Elijah Dotson

No. 22 – Missouri Tigers
- Position: Defensive back
- Class: Sophomore

Personal information
- Born: November 8, 2006 (age 19)
- Listed height: 6 ft 1 in (1.85 m)
- Listed weight: 192 lb (87 kg)

Career information
- High school: Belleville (Belleville, Michigan)
- College: Michigan (2025); Missouri (2026–present);

= Elijah Dotson (safety) =

American football player (born 2006)

Elijah Dotson (born November 8, 2006) is an American college football defensive back for the Missouri Tigers. He played for the Michigan Wolverines in 2025.

==Early life==
Dotson was born on November 8, 2006, the son of Charles and Donna Dotson. He attended the University of Detroit Jesuit High School and Academy for his first three years, where he played football as a safety and wide receiver. Dotson was an MHSFCA Division 2 first-team All-State selection at wide receiver as a junior.

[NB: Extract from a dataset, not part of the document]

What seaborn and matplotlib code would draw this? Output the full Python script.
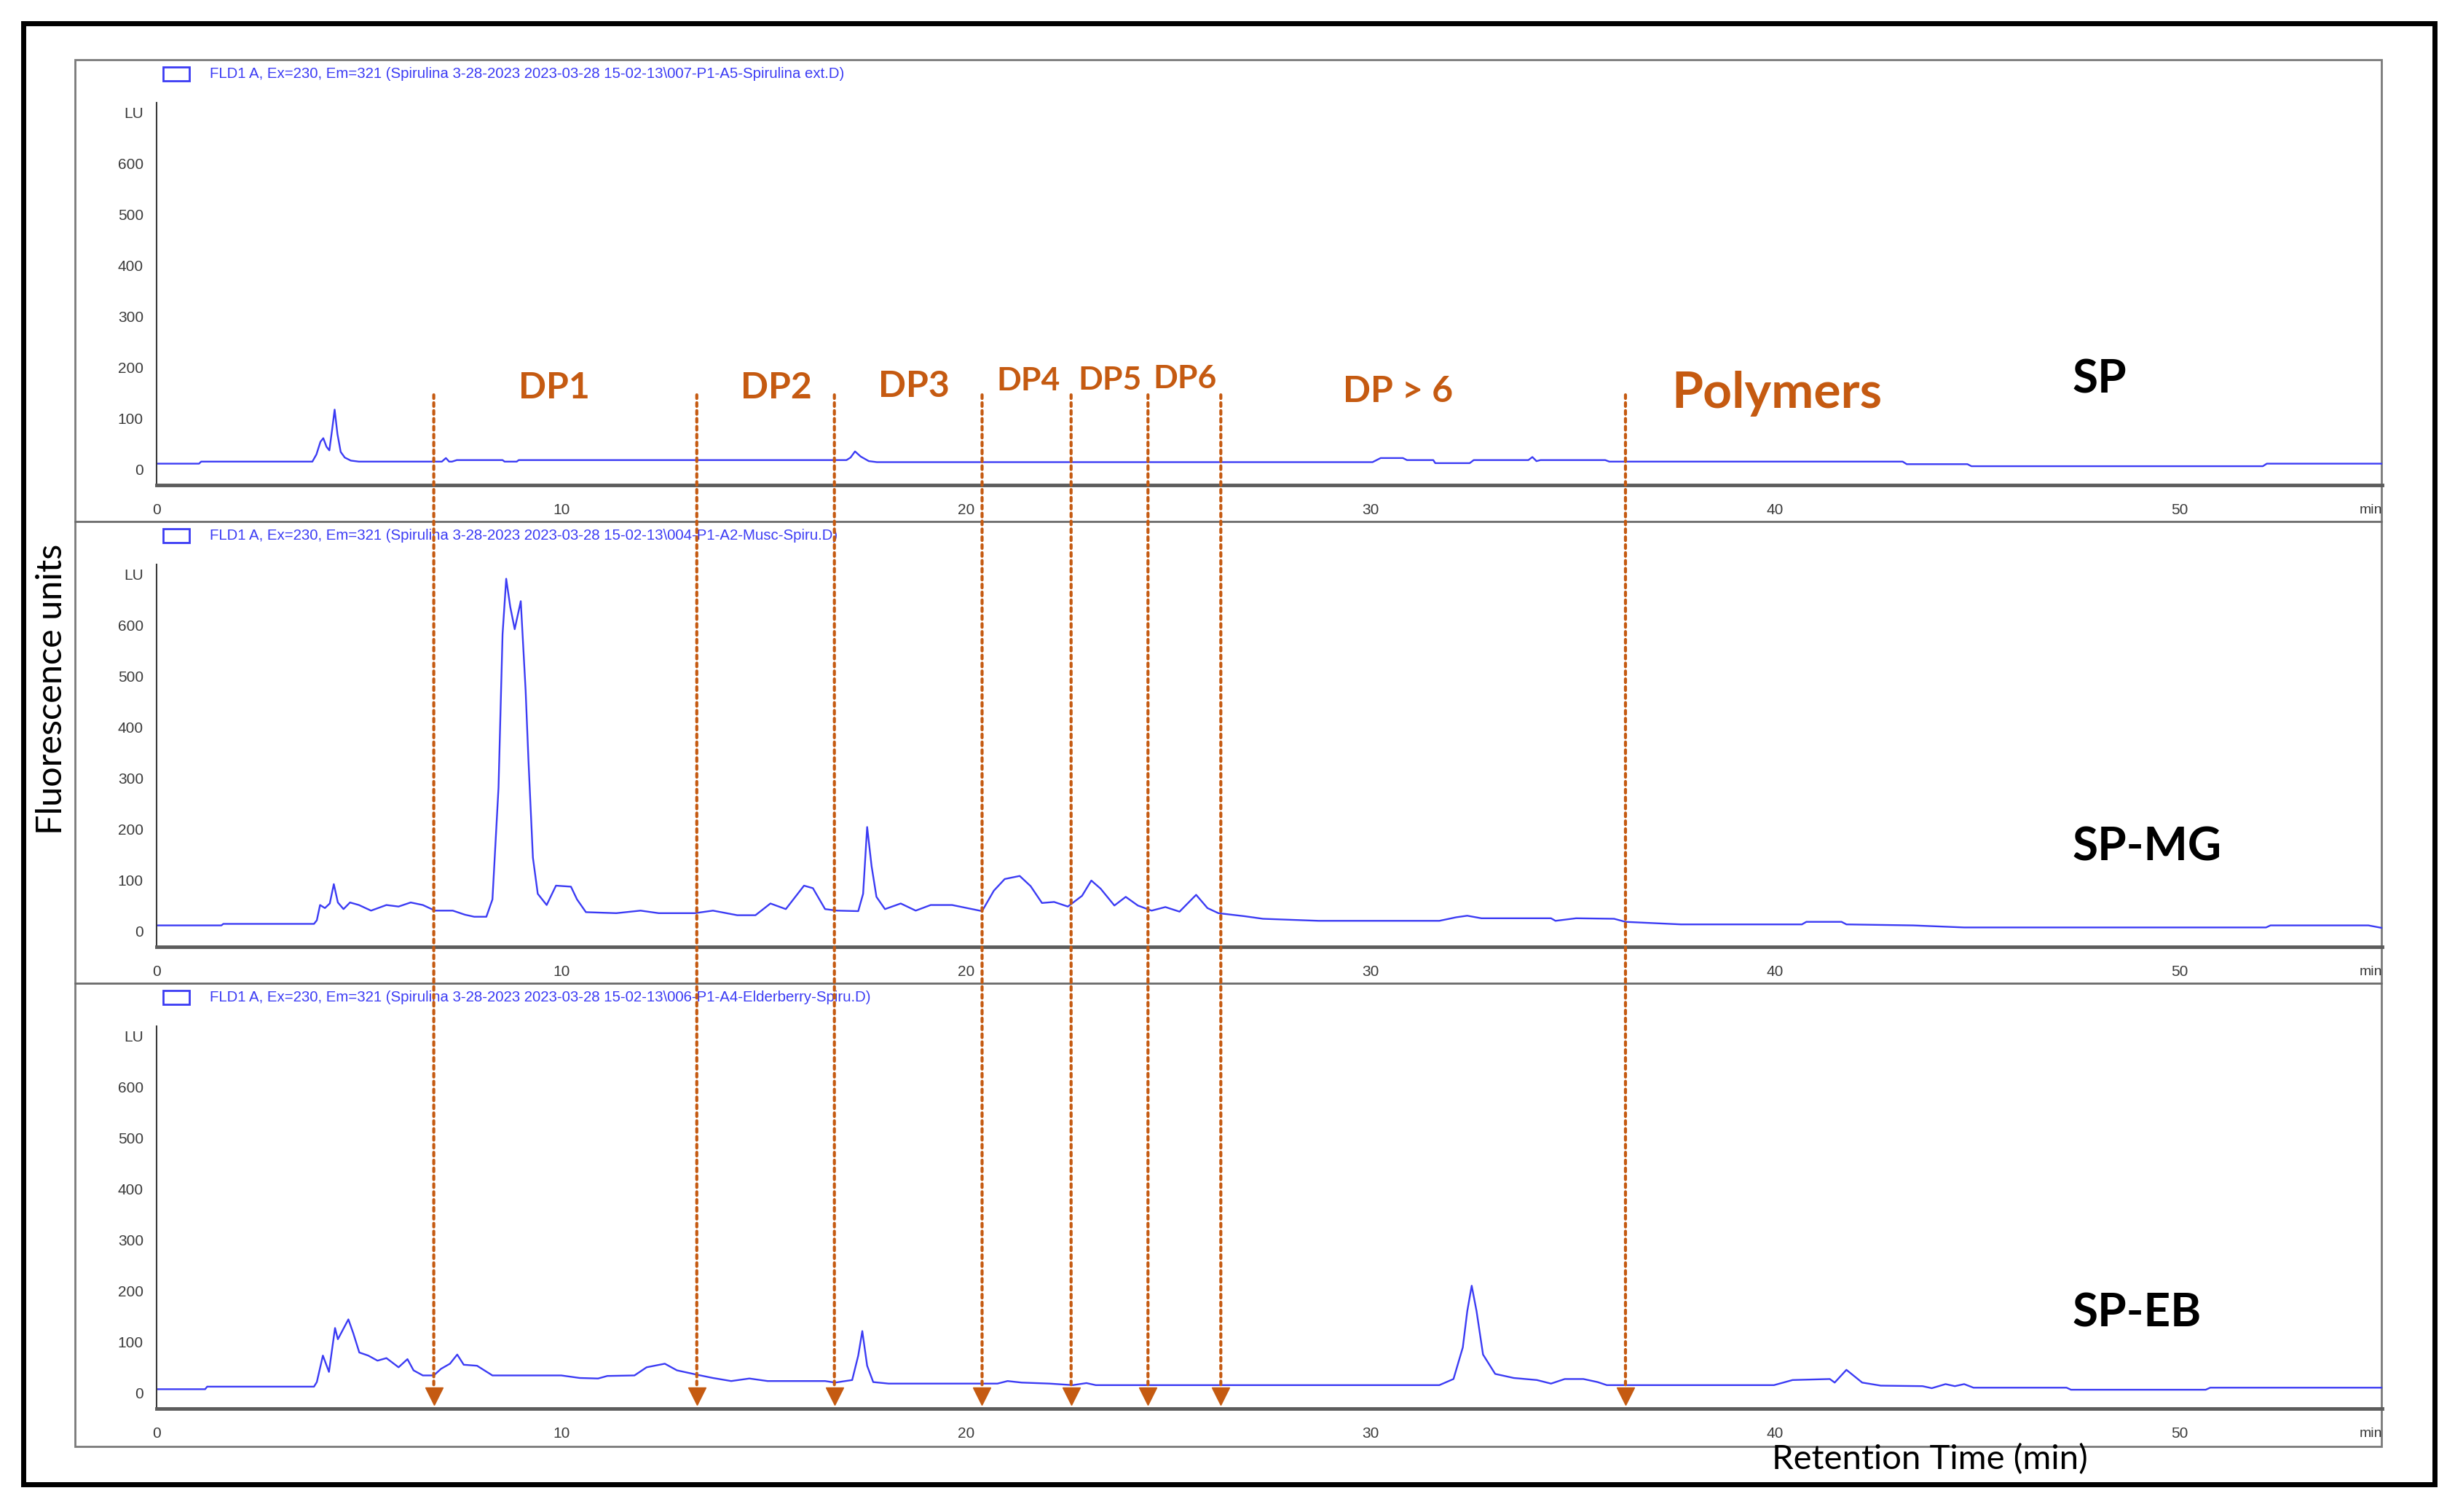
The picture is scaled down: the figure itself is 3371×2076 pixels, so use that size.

For his senior year, he transferred to Belleville High School and was a teammate of quarterback Bryce Underwood. Dotson was rated as a consensus four-star recruit and a top 200 player overall nationally in the class of 2025. He held offers from schools such as Auburn, Iowa, Michigan, Michigan State, Penn State, Pittsburgh, Tennessee and Wisconsin. Dotson initially committed to play college football for the Pittsburgh Panthers. On November 20, 2024, he flipped his commitment to the Michigan Wolverines, staying in-state. Following his senior season, he was named to the Michigan Associated Press Division 1-2 All-State Team, earning honors as a wide receiver. Sports Illustrated selected Dotson as a first-team All-State safety and a second team All-State wide receiver.

==College career==
On December 4, 2024, Dotson officially signed his national letter of intent on the early National Signing Day to play college football at the University of Michigan.